Jonás, negociante de aguas // #CuentoTallaS
Cenagoso.
Fue un tiempo muy feliz que duró relativamente en un negocio tan cenagoso como
el de la hostelería. Crear una moda –tendencia, dicen los especialistas en
naderías, capaces de textos vacuos disimulados con purpurina– es caro y
necesita de tiempo y de marquetinianos audaces. El gintónic es la prueba
de cómo una bebida asociada a los vasos de tubo, las luces sucias y los viejos
pubs con barras acolchadas y claveteadas ha remontado y vivido una inesperada y
sorprendente edad gaseosa.
Tintineante.
Otras bebidas han intentado seguir el tintineante camino de cristal abierto por
la ginebra y, pese a los anunciados renacimientos, jamás han desfilado entre
cubitos grandes, semillas de cardamomo y cucharas con mango de serpentina. El
mundo de Jonás es otro, más saludable y, oh, paradoja, base de las bebidas
alcohólicas premium: el de las aguas gourmets. Premium: qué gran
palabra con tan poco significado. El que la usó por primera vez era un genio.

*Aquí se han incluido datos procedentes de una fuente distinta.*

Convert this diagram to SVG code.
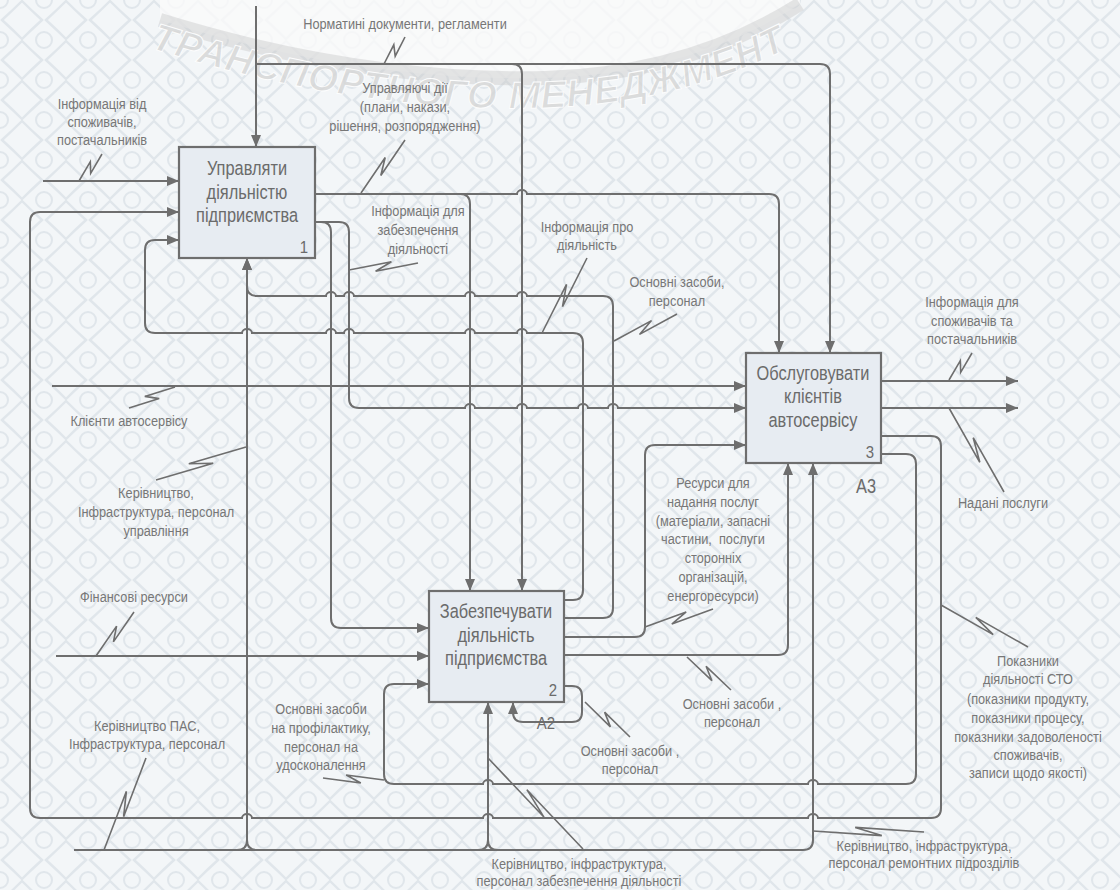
<svg xmlns="http://www.w3.org/2000/svg" width="1120" height="890" viewBox="0 0 1120 890">
<defs>
<pattern id="bg" width="44" height="40" patternUnits="userSpaceOnUse">
<rect width="44" height="40" fill="#f3f6f8"/>
<path d="M22 1 Q31 10 42 20 Q31 30 22 39 Q13 30 2 20 Q13 10 22 1Z" fill="none" stroke="#e0e6eb" stroke-width="2.4"/>
<circle cx="0" cy="0" r="8" fill="none" stroke="#e0e6eb" stroke-width="2"/>
<circle cx="44" cy="0" r="8" fill="none" stroke="#e0e6eb" stroke-width="2"/>
<circle cx="0" cy="40" r="8" fill="none" stroke="#e0e6eb" stroke-width="2"/>
<circle cx="44" cy="40" r="8" fill="none" stroke="#e0e6eb" stroke-width="2"/>
</pattern>
<marker id="ah" viewBox="0 0 12 10" refX="12" refY="5" markerWidth="12" markerHeight="10" markerUnits="userSpaceOnUse" orient="auto">
<path d="M0,0 L12,5 L0,10 z" fill="#6e6e6e"/>
</marker>
<path id="wm" d="M150 48 Q360 114 545 108 Q690 102 800 42" fill="none"/>
</defs>
<style>
.ln{fill:none;stroke:#6e6e6e;stroke-width:2}
.ar{marker-end:url(#ah)}
.sq{fill:none;stroke:#6e6e6e;stroke-width:1.6;stroke-linejoin:miter}
.box{fill:#e7ecf2;stroke:#6e6e6e;stroke-width:2.2}
.bt,.nm,.lb{transform-box:fill-box;transform-origin:center}
.bt{font-family:'Liberation Sans',sans-serif;font-size:19.5px;fill:#6b6b6b;text-anchor:middle;transform:scaleX(0.84)}
.nm{font-family:'Liberation Sans',sans-serif;font-size:17px;fill:#6b6b6b;text-anchor:middle;transform:scaleX(0.88)}
.lb{font-family:'Liberation Sans',sans-serif;font-size:14.5px;fill:#777;text-anchor:middle;white-space:pre;transform:scaleX(0.88)}
.wmt{font-family:'Liberation Sans',sans-serif;font-weight:bold;font-style:italic;font-size:38px;fill:#d6d6d6;stroke:#ffffff;stroke-width:1}
</style>
<rect width="1120" height="890" fill="url(#bg)"/>
<g id="watermark" opacity="0.8">
<path d="M160 0 L160 20 Q360 82 545 78 Q690 74 800 4 L800 0 Z" fill="#fbfbfb"/>
<path d="M160 20 Q360 82 545 78 Q690 74 800 4" fill="none" stroke="#cacaca" stroke-width="14" opacity="0.55"/>
<text class="wmt"><textPath href="#wm" textLength="680" lengthAdjust="spacing">ТРАНСПОРТНОГО МЕНЕДЖМЕНТУ</textPath></text>
</g>

<g id="connectors">
<path class="ln ar" d="M256 6 V147"/>
<path class="ln ar" d="M256 64 H820 Q830 64 830 74 V353"/>
<path class="ln ar" d="M512 64 Q522 64 522 74 V591"/>
<path class="ln ar" d="M315 194 H517 a5 4 0 0 1 10 0 H769 Q779 194 779 204 V353"/>
<path class="ln ar" d="M460 194 Q470 194 470 204 V591"/>
<path class="ln ar" d="M315 222 H321 Q331 222 331 232 V618 Q331 628 341 628 H429"/>
<path class="ln ar" d="M321 222 H339 Q349 222 349 232 V398 Q349 408 359 408 H465 a5 4 0 0 1 10 0 H517 a5 4 0 0 1 10 0 H578 a5 4 0 0 1 10 0 H608 a5 4 0 0 1 10 0 H746"/>
<path class="ln ar" d="M564 618 H603 Q613 618 613 608 V306 Q613 296 603 296 H527 a5 4 0 0 0 -10 0 H475 a5 4 0 0 0 -10 0 H354 a5 4 0 0 0 -10 0 H336 a5 4 0 0 0 -10 0 H257 Q247 296 247 286 V258"/>
<path class="ln ar" d="M74 850 H803 Q813 850 813 840 V463"/>
<path class="ln ar" d="M237 850 Q247 850 247 840 V258"/>
<path class="ln" d="M247 840 Q247 850 257 850"/>
<path class="ln ar" d="M478 850 Q488 850 488 840 V702"/>
<path class="ln" d="M488 840 Q488 850 498 850"/>
<path class="ln ar" d="M881 436 H931 Q941 436 941 446 V808 Q941 818 931 818 H818 a5 4 0 0 0 -10 0 H493 a5 4 0 0 0 -10 0 H252 a5 4 0 0 0 -10 0 H40 Q30 818 30 808 V222 Q30 212 40 212 H179"/>
<path class="ln ar" d="M881 454 H906 Q916 454 916 464 V774 Q916 784 906 784 H818 a5 4 0 0 0 -10 0 H493 a5 4 0 0 0 -10 0 H394 Q384 784 384 774 V694 Q384 684 394 684 H429"/>
<path class="ln ar" d="M564 600 H573 Q583 600 583 590 V343 Q583 333 573 333 H527 a5 4 0 0 0 -10 0 H475 a5 4 0 0 0 -10 0 H354 a5 4 0 0 0 -10 0 H336 a5 4 0 0 0 -10 0 H252 a5 4 0 0 0 -10 0 H155 Q145 333 145 323 V250 Q145 240 155 240 H179"/>
<path class="ln ar" d="M564 637 H635 Q645 637 645 627 V455 Q645 445 655 445 H746"/>
<path class="ln ar" d="M564 655 H778 Q788 655 788 645 V463"/>
<path class="ln ar" d="M564 686 H572 Q582 686 582 696 V712 Q582 722 572 722 H523 Q513 722 513 712 V702"/>
<path class="ln ar" d="M52 386 H746"/>
<path class="ln ar" d="M43 181 H179"/>
<path class="ln ar" d="M56 656 H429"/>
<path class="ln ar" d="M881 381 H1018"/>
<path class="ln ar" d="M881 408 H1018"/>
<path class="sq" d="M405 37 L395.2 56.2 L393.8 44.8 L384 64"/>
<path class="sq" d="M102 154 L90.7 173.3 L90.3 161.7 L79 181"/>
<path class="sq" d="M405 140 L380.8 175.5 L385.2 157.5 L361 193"/>
<path class="sq" d="M418 263 L375.6 271.3 L391.4 261.7 L349 270"/>
<path class="sq" d="M587 258 L562.5 306.6 L566.5 284.4 L542 333"/>
<path class="sq" d="M677 314 L639.5 334.4 L651.5 320.6 L614 341"/>
<path class="sq" d="M129 408 L159.2 398.6 L144.8 396.4 L175 387"/>
<path class="sq" d="M156 480 L213.2 463.3 L188.8 463.7 L246 447"/>
<path class="sq" d="M134 612 L113.4 641.9 L116.6 626.1 L96 656"/>
<path class="sq" d="M146 758 L123.6 816.7 L126.4 791.3 L104 850"/>
<path class="sq" d="M323 778 L360.8 783 L346.2 775 L384 780"/>
<path class="sq" d="M713 609 L671.8 624.1 L686.2 611.9 L645 627"/>
<path class="sq" d="M687 657 L711.9 680.7 L706.1 666.3 L731 690"/>
<path class="sq" d="M585 702 L610.4 726.9 L604.6 712.1 L630 737"/>
<path class="sq" d="M488 758 L544.1 817.3 L526.9 789.7 L583 849"/>
<path class="sq" d="M813 831 L881.8 835.6 L855.2 827.4 L924 832"/>
<path class="sq" d="M941 605 L993.2 634.6 L975.8 617.4 L1028 647"/>
<path class="sq" d="M972 353 L960.7 372.3 L960.3 360.7 L949 380"/>
<path class="sq" d="M1004 492 L973.2 437.7 L979.8 462.3 L949 408"/>
</g>

<g id="node1">
<rect class="box" x="179" y="147" width="136" height="111"/>
<text class="bt" x="247" y="175">Управляти</text>
<text class="bt" x="247" y="199">діяльністю</text>
<text class="bt" x="247" y="222">підприємства</text>
<text class="nm" x="304" y="253">1</text>
</g>
<g id="node2">
<rect class="box" x="429" y="591" width="135" height="111"/>
<text class="bt" x="496" y="618">Забезпечувати</text>
<text class="bt" x="496" y="642">діяльність</text>
<text class="bt" x="496" y="665">підприємства</text>
<text class="nm" x="553" y="696">2</text>
<text class="nm" x="546" y="729">A2</text>
</g>
<g id="node3">
<rect class="box" x="746" y="353" width="135" height="110"/>
<text class="bt" x="813" y="380">Обслуговувати</text>
<text class="bt" x="813" y="403">клієнтів</text>
<text class="bt" x="813" y="427">автосервісу</text>
<text class="nm" x="870" y="458">3</text>
<text class="bt" x="866" y="493">A3</text>
</g>

<g id="labels">
<text class="lb" x="405" y="29">Норматині документи, регламенти</text>
<text class="lb" x="102" y="109">Інформація від</text>
<text class="lb" x="102" y="127">споживачів,</text>
<text class="lb" x="102" y="145">постачальників</text>
<text class="lb" x="405" y="93">Управляючі дії</text>
<text class="lb" x="405" y="112">(плани, накази,</text>
<text class="lb" x="405" y="131">рішення, розпорядження)</text>
<text class="lb" x="418" y="216">Інформація для</text>
<text class="lb" x="418" y="235">забезпечення</text>
<text class="lb" x="418" y="254">діяльності</text>
<text class="lb" x="587" y="232">Інформація про</text>
<text class="lb" x="587" y="250">діяльність</text>
<text class="lb" x="677" y="287">Основні засоби,</text>
<text class="lb" x="677" y="306">персонал</text>
<text class="lb" x="972" y="307">Інформація для</text>
<text class="lb" x="972" y="326">споживачів та</text>
<text class="lb" x="972" y="344">постачальників</text>
<text class="lb" x="129" y="426">Клієнти автосервісу</text>
<text class="lb" x="156" y="498">Керівництво,</text>
<text class="lb" x="156" y="517">Інфраструктура, персонал</text>
<text class="lb" x="156" y="536">управління</text>
<text class="lb" x="1003" y="508">Надані послуги</text>
<text class="lb" x="713" y="488">Ресурси для</text>
<text class="lb" x="713" y="507">надання послуг</text>
<text class="lb" x="713" y="526">(матеріали, запасні</text>
<text class="lb" x="713" y="544">частини,  послуги</text>
<text class="lb" x="713" y="563">сторонніх</text>
<text class="lb" x="713" y="582">організацій,</text>
<text class="lb" x="713" y="601">енергоресурси)</text>
<text class="lb" x="134" y="602">Фінансові ресурси</text>
<text class="lb" x="321" y="714">Основні засоби</text>
<text class="lb" x="321" y="733">на профілактику,</text>
<text class="lb" x="321" y="752">персонал на</text>
<text class="lb" x="321" y="770">удосконалення</text>
<text class="lb" x="147" y="731">Керівництво ПАС,</text>
<text class="lb" x="147" y="749">Інфраструктура, персонал</text>
<text class="lb" x="732" y="709">Основні засоби ,</text>
<text class="lb" x="732" y="727">персонал</text>
<text class="lb" x="630" y="756">Основні засоби ,</text>
<text class="lb" x="630" y="774">персонал</text>
<text class="lb" x="1028" y="666">Показники</text>
<text class="lb" x="1028" y="684">діяльності СТО</text>
<text class="lb" x="1028" y="704">(показники продукту,</text>
<text class="lb" x="1028" y="723">показники процесу,</text>
<text class="lb" x="1028" y="742">показники задоволеності</text>
<text class="lb" x="1028" y="760">споживачів,</text>
<text class="lb" x="1028" y="778">записи щодо якості)</text>
<text class="lb" x="924" y="851">Керівництво, інфраструктура,</text>
<text class="lb" x="924" y="868">персонал ремонтних підрозділів</text>
<text class="lb" x="579" y="869">Керівництво, інфраструктура,</text>
<text class="lb" x="579" y="886">персонал забезпечення діяльності</text>
</g>
</svg>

La gente lee o escucha premium y se imagina propulsada a una clase
superior. Premium significa distinguirse en los lineales del
supermercado y enriquecer, aunque sea con un único producto, una cesta de la
compra construida con descuentos.
Carbónico.
Jonás siempre ha agradecido a las compañías generales de agua la mediocre
calidad de lo que mana por las tuberías. Abrir el grifo es liberar una
sustancia desagradable, sin duda, higiénica, pero que apetece poco beber. Sabor
a metal, a cloro y al cansancio de transitar por tubos kilométricos. En
contados lugares el agua va de la espita a las jarras de cristal. Al principio,
su comercio era el del agua depurada, que prometían de manantial pero que
provenía de un río y a la que se añadía gas carbónico para aparentar
inexistentes propiedades medicinales. Pasar de lo común a lo extraordinario lo
consiguió gracias a una botella garrapateada por un diseñador célebre.
Coincidió la notoriedad de la operación con las primeras cartas de aguas en los
restaurantes, que defendían los sumilleres húmedos de gozo como si se tratara
de líquidos procedentes de la primera glaciación y a cuya prosperidad
contribuyó Jonás con un entusiasmo sin desmayo, gota a gota.
Artesiano. El
siguiente paso fue la especialización, y la excentricidad, ya como
distribuidor. Mercadeó con botellas exclusivas procedentes de los más
caprichosos destinos. De glaciar, de lluvia, de oasis, de pozo artesiano, de
volcán apagado, de niebla, de mar filtrada. En aquel tiempo glorioso, que ya
pasó, los sumilleres exponían a los clientes las virtudes del H20 excepcional que
–aunque estaba formada por la misma molécula que la corriente– vendían a precio
de obra de arte pequeña. Le atraía en especial la procedente del desierto
porque exprimir aquellos lugares en los que se pasaba sed era de un mérito
perverso.
Ósmosis. El
primer paso hacia el hundimiento fue la llegada del sistema de ósmosis a los
restaurantes, que además comenzaron a chulear a Jonás con botellas con rótulos
mentirosos: Agua acabada de hacer o agua de kilómetro cero. ¡Cómo
podían tener tanta jeta, si aquello manaba desde grandes distancias! Los
antiguos aliados se convirtieron en los enemigos. Los sumilleres volvieron a
concentrarse en los vinos ante el alivio de los clientes, a los que dejaron de
importunar con varios juegos de cartas.
Secreción. A
punto de abandonar por sequía de ideas, se le ha ocurrido envasar una secreción
íntima. ¿Cuánto está dispuesto a pagar el mercado por un litro de lágrimas? Ha
tardado en llenar el recipiente: ha tenido que provocar muchos disgustos para
recoger la savia amarga con un embudito. Un litro de lágrimas solo se obtiene
siendo la peor de las personas. Al final se ha quedado solo, abandonado por ser
el causante de un inmenso dolor. Desesperado, ha abierto la única botella del
mundo con agua de lágrimas. Ha dado un trago y, esperando encontrar algo
sublime, solo ha sido capaz de notar la sal.